2003 Seattle Annual Meeting (November 2–5, 2003)

Paper No. 11
Presentation Time: 1:30 PM-5:30 PM

INTERDISCIPLINARY WATERSHED STUDIES AT THE COLLEGE OF WILLIAM AND MARY


CHAMBERS, Randolph M., HANCOCK, Gregory S., HICKS, Robert L., ROBERTS, J. Timmons and RUSSELL, Timothy M., W.M. Keck Environmental Field Laboratory, College of William and Mary, Wake Drive, Williamsburg, VA 23187, rmcham@wm.edu

2003 marks the first year of an interdisciplinary summer internship program to study watersheds at the College of William and Mary. Funding is from the National Science Foundation's Research Experience for Undergraduates (REU) program. Each year we select 10 undergraduates from across the country to participate in student research projects mentored by faculty in environmental geology, biology, sociology and economics. The cohort of students works with W&M faculty mentors to determine the impacts of changing watershed land use in scientific and socio-economic contexts. Students complete research projects on the 16-ha Lake Matoaka (the oldest man-made impoundment in Virginia) and in streams and associated uplands of the southeastern coastal plain of Virginia.

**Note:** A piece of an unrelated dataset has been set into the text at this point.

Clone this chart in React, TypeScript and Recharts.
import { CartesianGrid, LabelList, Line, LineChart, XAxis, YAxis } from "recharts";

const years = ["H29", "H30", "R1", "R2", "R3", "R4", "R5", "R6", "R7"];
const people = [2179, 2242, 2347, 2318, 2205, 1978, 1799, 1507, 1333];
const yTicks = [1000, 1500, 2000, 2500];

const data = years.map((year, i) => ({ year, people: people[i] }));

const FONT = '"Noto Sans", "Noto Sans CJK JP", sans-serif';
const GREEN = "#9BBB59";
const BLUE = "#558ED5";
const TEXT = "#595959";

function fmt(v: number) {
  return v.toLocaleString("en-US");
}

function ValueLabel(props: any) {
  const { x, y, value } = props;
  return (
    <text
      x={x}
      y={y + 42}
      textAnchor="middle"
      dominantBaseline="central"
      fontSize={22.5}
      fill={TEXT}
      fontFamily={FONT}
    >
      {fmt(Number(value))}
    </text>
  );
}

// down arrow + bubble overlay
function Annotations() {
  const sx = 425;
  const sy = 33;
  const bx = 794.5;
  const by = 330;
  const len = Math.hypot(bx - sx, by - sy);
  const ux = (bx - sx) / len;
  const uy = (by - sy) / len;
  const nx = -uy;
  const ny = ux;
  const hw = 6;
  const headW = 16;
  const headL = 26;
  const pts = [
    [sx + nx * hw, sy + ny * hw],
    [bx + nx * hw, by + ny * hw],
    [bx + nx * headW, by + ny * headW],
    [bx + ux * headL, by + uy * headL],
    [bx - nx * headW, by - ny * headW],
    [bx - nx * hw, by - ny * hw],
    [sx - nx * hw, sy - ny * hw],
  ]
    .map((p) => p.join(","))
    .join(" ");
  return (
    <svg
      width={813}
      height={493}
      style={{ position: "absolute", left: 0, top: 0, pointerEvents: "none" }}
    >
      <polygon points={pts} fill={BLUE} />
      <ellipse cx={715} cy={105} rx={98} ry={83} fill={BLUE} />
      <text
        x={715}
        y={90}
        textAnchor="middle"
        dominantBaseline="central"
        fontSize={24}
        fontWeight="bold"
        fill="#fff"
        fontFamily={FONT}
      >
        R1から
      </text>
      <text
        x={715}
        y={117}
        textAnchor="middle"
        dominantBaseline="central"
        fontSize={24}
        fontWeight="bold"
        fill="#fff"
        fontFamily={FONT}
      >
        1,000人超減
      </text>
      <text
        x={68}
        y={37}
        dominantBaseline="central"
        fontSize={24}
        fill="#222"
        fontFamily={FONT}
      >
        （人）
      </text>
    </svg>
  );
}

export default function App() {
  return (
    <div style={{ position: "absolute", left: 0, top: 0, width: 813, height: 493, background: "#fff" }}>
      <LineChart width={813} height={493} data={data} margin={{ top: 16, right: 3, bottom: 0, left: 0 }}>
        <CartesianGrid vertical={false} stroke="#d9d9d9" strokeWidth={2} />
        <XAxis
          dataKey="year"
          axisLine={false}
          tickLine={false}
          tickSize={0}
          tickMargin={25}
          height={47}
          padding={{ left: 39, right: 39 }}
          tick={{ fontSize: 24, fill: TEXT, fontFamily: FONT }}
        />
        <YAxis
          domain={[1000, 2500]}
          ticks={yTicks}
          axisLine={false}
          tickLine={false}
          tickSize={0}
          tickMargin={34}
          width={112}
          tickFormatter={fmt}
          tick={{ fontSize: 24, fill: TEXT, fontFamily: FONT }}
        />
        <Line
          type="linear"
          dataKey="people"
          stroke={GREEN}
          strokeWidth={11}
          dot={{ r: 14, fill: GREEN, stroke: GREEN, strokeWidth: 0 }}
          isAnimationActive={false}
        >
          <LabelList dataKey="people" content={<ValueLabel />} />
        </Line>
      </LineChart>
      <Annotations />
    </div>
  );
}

Investigations of current hydrogeologic and ecological status are completed by determining stream discharge characteristics and responses to storm flows, spatial variation in water quality, lake-wide budgets for water, sediment and nutrients, and population/community structure in aquatic and terrestrial portions of the watersheds. Because the status of watershed systems is the result of historical changes in land use, sociologic and economic examinations of residents' perception of development, environmental protection and water and property rights are used to determine the current direction and strength of population and market forcing functions. Access to a richly detailed history of the Colonial Williamsburg region allows us to develop a timeline of changes in watershed land use as a context for analysis of watershed structure and function.